◆ DATA PROVIDED
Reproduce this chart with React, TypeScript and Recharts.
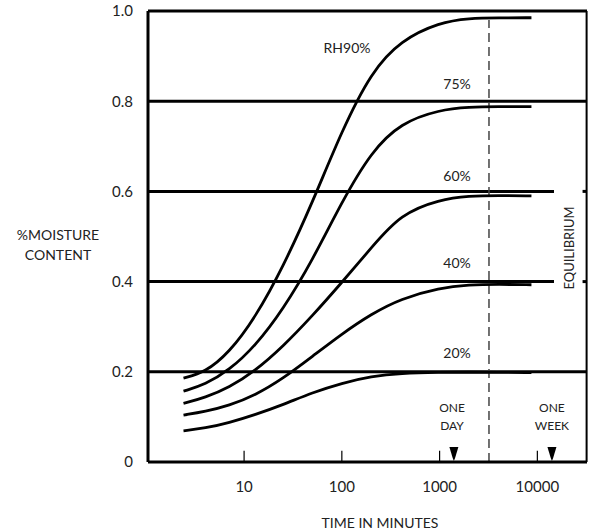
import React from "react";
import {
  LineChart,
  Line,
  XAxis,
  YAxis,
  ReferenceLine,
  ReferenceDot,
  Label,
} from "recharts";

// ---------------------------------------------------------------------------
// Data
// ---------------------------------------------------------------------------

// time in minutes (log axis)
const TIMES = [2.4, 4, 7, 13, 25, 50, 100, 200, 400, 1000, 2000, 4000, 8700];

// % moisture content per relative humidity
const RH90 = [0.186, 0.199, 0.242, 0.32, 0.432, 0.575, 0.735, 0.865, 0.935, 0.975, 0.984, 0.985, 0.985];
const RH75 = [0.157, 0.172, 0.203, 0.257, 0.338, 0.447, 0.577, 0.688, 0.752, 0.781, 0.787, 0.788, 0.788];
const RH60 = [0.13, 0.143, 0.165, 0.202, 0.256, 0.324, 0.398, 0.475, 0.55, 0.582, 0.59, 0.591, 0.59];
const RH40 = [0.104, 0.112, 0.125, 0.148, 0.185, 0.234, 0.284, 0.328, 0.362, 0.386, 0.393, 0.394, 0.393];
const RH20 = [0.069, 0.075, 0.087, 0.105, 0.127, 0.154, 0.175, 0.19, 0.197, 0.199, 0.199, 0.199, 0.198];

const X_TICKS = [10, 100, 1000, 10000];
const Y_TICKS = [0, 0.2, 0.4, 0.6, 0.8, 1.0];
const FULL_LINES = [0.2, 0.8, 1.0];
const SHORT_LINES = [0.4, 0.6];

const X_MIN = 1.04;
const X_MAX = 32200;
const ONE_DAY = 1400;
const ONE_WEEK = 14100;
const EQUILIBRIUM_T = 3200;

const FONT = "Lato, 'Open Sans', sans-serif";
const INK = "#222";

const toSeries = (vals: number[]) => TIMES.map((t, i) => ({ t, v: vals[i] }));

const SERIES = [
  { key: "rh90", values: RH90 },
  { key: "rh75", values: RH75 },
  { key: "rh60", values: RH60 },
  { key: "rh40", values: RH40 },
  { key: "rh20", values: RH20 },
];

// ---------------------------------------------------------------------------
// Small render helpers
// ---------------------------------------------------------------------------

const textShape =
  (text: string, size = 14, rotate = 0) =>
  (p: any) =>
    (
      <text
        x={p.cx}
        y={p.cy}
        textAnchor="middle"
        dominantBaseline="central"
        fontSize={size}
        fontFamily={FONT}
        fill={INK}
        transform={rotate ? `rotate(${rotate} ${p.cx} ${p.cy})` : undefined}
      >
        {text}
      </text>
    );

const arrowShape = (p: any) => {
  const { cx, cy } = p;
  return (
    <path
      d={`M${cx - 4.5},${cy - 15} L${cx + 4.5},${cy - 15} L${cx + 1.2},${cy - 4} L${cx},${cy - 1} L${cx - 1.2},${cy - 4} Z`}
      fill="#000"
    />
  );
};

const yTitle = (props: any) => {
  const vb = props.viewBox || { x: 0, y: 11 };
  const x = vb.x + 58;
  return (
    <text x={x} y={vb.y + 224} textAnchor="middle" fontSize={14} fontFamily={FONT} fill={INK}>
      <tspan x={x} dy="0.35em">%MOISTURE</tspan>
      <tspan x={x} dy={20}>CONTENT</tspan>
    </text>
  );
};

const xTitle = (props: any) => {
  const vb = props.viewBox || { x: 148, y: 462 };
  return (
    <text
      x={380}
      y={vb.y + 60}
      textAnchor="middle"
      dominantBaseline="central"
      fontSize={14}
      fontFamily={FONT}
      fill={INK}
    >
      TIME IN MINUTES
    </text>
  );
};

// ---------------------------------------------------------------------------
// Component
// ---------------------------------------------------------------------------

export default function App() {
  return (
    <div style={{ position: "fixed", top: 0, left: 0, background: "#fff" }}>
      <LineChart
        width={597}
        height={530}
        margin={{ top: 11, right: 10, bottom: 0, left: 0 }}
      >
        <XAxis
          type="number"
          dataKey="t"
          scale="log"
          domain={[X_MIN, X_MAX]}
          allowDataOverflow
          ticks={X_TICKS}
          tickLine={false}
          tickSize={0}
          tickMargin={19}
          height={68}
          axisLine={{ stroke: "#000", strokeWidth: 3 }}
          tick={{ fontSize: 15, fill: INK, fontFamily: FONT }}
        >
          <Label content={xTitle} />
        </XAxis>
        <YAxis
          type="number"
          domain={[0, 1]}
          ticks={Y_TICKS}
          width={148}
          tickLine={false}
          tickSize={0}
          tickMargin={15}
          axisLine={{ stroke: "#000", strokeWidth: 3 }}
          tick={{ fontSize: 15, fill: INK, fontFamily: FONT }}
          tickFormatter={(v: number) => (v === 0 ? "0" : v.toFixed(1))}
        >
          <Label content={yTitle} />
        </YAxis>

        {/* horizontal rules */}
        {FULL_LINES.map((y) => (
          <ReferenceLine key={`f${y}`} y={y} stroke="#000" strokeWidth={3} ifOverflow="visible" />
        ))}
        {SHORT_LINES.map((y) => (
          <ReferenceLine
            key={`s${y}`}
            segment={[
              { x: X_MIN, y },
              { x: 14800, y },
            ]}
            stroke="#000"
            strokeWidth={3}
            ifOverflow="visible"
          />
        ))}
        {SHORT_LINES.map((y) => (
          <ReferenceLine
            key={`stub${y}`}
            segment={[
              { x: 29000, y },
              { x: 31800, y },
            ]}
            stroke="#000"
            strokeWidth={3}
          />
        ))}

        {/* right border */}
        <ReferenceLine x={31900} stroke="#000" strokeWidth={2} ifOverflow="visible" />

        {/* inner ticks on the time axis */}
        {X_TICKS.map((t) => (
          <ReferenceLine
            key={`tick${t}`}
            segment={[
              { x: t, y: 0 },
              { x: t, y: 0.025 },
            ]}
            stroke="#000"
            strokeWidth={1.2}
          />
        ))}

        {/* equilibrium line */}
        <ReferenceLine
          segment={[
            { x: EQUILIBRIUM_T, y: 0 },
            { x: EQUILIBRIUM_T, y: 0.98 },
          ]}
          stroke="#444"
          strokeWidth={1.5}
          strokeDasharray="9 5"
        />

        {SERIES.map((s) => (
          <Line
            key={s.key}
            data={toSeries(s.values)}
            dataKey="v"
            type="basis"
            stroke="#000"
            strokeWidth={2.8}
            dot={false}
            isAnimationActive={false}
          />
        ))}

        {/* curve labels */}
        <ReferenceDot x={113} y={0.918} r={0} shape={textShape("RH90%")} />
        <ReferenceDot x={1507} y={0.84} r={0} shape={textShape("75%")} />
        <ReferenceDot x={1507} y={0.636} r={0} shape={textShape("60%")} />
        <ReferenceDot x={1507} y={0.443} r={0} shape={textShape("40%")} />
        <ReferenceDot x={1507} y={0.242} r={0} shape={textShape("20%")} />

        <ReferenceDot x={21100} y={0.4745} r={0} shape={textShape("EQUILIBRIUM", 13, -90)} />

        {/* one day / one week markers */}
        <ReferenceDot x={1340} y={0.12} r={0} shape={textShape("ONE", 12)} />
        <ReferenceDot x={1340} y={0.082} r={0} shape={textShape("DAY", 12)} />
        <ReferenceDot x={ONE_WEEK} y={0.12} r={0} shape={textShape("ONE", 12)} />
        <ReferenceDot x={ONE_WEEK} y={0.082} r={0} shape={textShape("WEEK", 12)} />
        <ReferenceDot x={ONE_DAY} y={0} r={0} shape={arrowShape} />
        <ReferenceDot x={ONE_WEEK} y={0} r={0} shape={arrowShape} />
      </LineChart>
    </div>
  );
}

◆ TASK INSTRUCTIONS
Exclude every picture and copy the remaining data exactly.

◆ COMPLETE RESPONSE
Reproduce this chart with React, TypeScript and Recharts.
import React from "react";
import {
  LineChart,
  Line,
  XAxis,
  YAxis,
  ReferenceLine,
  ReferenceDot,
  Label,
} from "recharts";

// ---------------------------------------------------------------------------
// Data
// ---------------------------------------------------------------------------

// time in minutes (log axis)
const TIMES = [2.4, 4, 7, 13, 25, 50, 100, 200, 400, 1000, 2000, 4000, 8700];

// % moisture content per relative humidity
const RH90 = [0.186, 0.199, 0.242, 0.32, 0.432, 0.575, 0.735, 0.865, 0.935, 0.975, 0.984, 0.985, 0.985];
const RH75 = [0.157, 0.172, 0.203, 0.257, 0.338, 0.447, 0.577, 0.688, 0.752, 0.781, 0.787, 0.788, 0.788];
const RH60 = [0.13, 0.143, 0.165, 0.202, 0.256, 0.324, 0.398, 0.475, 0.55, 0.582, 0.59, 0.591, 0.59];
const RH40 = [0.104, 0.112, 0.125, 0.148, 0.185, 0.234, 0.284, 0.328, 0.362, 0.386, 0.393, 0.394, 0.393];
const RH20 = [0.069, 0.075, 0.087, 0.105, 0.127, 0.154, 0.175, 0.19, 0.197, 0.199, 0.199, 0.199, 0.198];

const X_TICKS = [10, 100, 1000, 10000];
const Y_TICKS = [0, 0.2, 0.4, 0.6, 0.8, 1.0];
const FULL_LINES = [0.2, 0.8, 1.0];
const SHORT_LINES = [0.4, 0.6];

const X_MIN = 1.04;
const X_MAX = 32200;
const ONE_DAY = 1400;
const ONE_WEEK = 14100;
const EQUILIBRIUM_T = 3200;

const FONT = "Lato, 'Open Sans', sans-serif";
const INK = "#222";

const toSeries = (vals: number[]) => TIMES.map((t, i) => ({ t, v: vals[i] }));

const SERIES = [
  { key: "rh90", values: RH90 },
  { key: "rh75", values: RH75 },
  { key: "rh60", values: RH60 },
  { key: "rh40", values: RH40 },
  { key: "rh20", values: RH20 },
];

// ---------------------------------------------------------------------------
// Small render helpers
// ---------------------------------------------------------------------------

const textShape =
  (text: string, size = 14, rotate = 0) =>
  (p: any) =>
    (
      <text
        x={p.cx}
        y={p.cy}
        textAnchor="middle"
        dominantBaseline="central"
        fontSize={size}
        fontFamily={FONT}
        fill={INK}
        transform={rotate ? `rotate(${rotate} ${p.cx} ${p.cy})` : undefined}
      >
        {text}
      </text>
    );

const arrowShape = (p: any) => {
  const { cx, cy } = p;
  return (
    <path
      d={`M${cx - 4.5},${cy - 15} L${cx + 4.5},${cy - 15} L${cx + 1.2},${cy - 4} L${cx},${cy - 1} L${cx - 1.2},${cy - 4} Z`}
      fill="#000"
    />
  );
};

const yTitle = (props: any) => {
  const vb = props.viewBox || { x: 0, y: 11 };
  const x = vb.x + 58;
  return (
    <text x={x} y={vb.y + 224} textAnchor="middle" fontSize={14} fontFamily={FONT} fill={INK}>
      <tspan x={x} dy="0.35em">%MOISTURE</tspan>
      <tspan x={x} dy={20}>CONTENT</tspan>
    </text>
  );
};

const xTitle = (props: any) => {
  const vb = props.viewBox || { x: 148, y: 462 };
  return (
    <text
      x={380}
      y={vb.y + 60}
      textAnchor="middle"
      dominantBaseline="central"
      fontSize={14}
      fontFamily={FONT}
      fill={INK}
    >
      TIME IN MINUTES
    </text>
  );
};

// ---------------------------------------------------------------------------
// Component
// ---------------------------------------------------------------------------

export default function App() {
  return (
    <div style={{ position: "fixed", top: 0, left: 0, background: "#fff" }}>
      <LineChart
        width={597}
        height={530}
        margin={{ top: 11, right: 10, bottom: 0, left: 0 }}
      >
        <XAxis
          type="number"
          dataKey="t"
          scale="log"
          domain={[X_MIN, X_MAX]}
          allowDataOverflow
          ticks={X_TICKS}
          tickLine={false}
          tickSize={0}
          tickMargin={19}
          height={68}
          axisLine={{ stroke: "#000", strokeWidth: 3 }}
          tick={{ fontSize: 15, fill: INK, fontFamily: FONT }}
        >
          <Label content={xTitle} />
        </XAxis>
        <YAxis
          type="number"
          domain={[0, 1]}
          ticks={Y_TICKS}
          width={148}
          tickLine={false}
          tickSize={0}
          tickMargin={15}
          axisLine={{ stroke: "#000", strokeWidth: 3 }}
          tick={{ fontSize: 15, fill: INK, fontFamily: FONT }}
          tickFormatter={(v: number) => (v === 0 ? "0" : v.toFixed(1))}
        >
          <Label content={yTitle} />
        </YAxis>

        {/* horizontal rules */}
        {FULL_LINES.map((y) => (
          <ReferenceLine key={`f${y}`} y={y} stroke="#000" strokeWidth={3} ifOverflow="visible" />
        ))}
        {SHORT_LINES.map((y) => (
          <ReferenceLine
            key={`s${y}`}
            segment={[
              { x: X_MIN, y },
              { x: 14800, y },
            ]}
            stroke="#000"
            strokeWidth={3}
            ifOverflow="visible"
          />
        ))}
        {SHORT_LINES.map((y) => (
          <ReferenceLine
            key={`stub${y}`}
            segment={[
              { x: 29000, y },
              { x: 31800, y },
            ]}
            stroke="#000"
            strokeWidth={3}
          />
        ))}

        {/* right border */}
        <ReferenceLine x={31900} stroke="#000" strokeWidth={2} ifOverflow="visible" />

        {/* inner ticks on the time axis */}
        {X_TICKS.map((t) => (
          <ReferenceLine
            key={`tick${t}`}
            segment={[
              { x: t, y: 0 },
              { x: t, y: 0.025 },
            ]}
            stroke="#000"
            strokeWidth={1.2}
          />
        ))}

        {/* equilibrium line */}
        <ReferenceLine
          segment={[
            { x: EQUILIBRIUM_T, y: 0 },
            { x: EQUILIBRIUM_T, y: 0.98 },
          ]}
          stroke="#444"
          strokeWidth={1.5}
          strokeDasharray="9 5"
        />

        {SERIES.map((s) => (
          <Line
            key={s.key}
            data={toSeries(s.values)}
            dataKey="v"
            type="basis"
            stroke="#000"
            strokeWidth={2.8}
            dot={false}
            isAnimationActive={false}
          />
        ))}

        {/* curve labels */}
        <ReferenceDot x={113} y={0.918} r={0} shape={textShape("RH90%")} />
        <ReferenceDot x={1507} y={0.84} r={0} shape={textShape("75%")} />
        <ReferenceDot x={1507} y={0.636} r={0} shape={textShape("60%")} />
        <ReferenceDot x={1507} y={0.443} r={0} shape={textShape("40%")} />
        <ReferenceDot x={1507} y={0.242} r={0} shape={textShape("20%")} />

        <ReferenceDot x={21100} y={0.4745} r={0} shape={textShape("EQUILIBRIUM", 13, -90)} />

        {/* one day / one week markers */}
        <ReferenceDot x={1340} y={0.12} r={0} shape={textShape("ONE", 12)} />
        <ReferenceDot x={1340} y={0.082} r={0} shape={textShape("DAY", 12)} />
        <ReferenceDot x={ONE_WEEK} y={0.12} r={0} shape={textShape("ONE", 12)} />
        <ReferenceDot x={ONE_WEEK} y={0.082} r={0} shape={textShape("WEEK", 12)} />
        <ReferenceDot x={ONE_DAY} y={0} r={0} shape={arrowShape} />
        <ReferenceDot x={ONE_WEEK} y={0} r={0} shape={arrowShape} />
      </LineChart>
    </div>
  );
}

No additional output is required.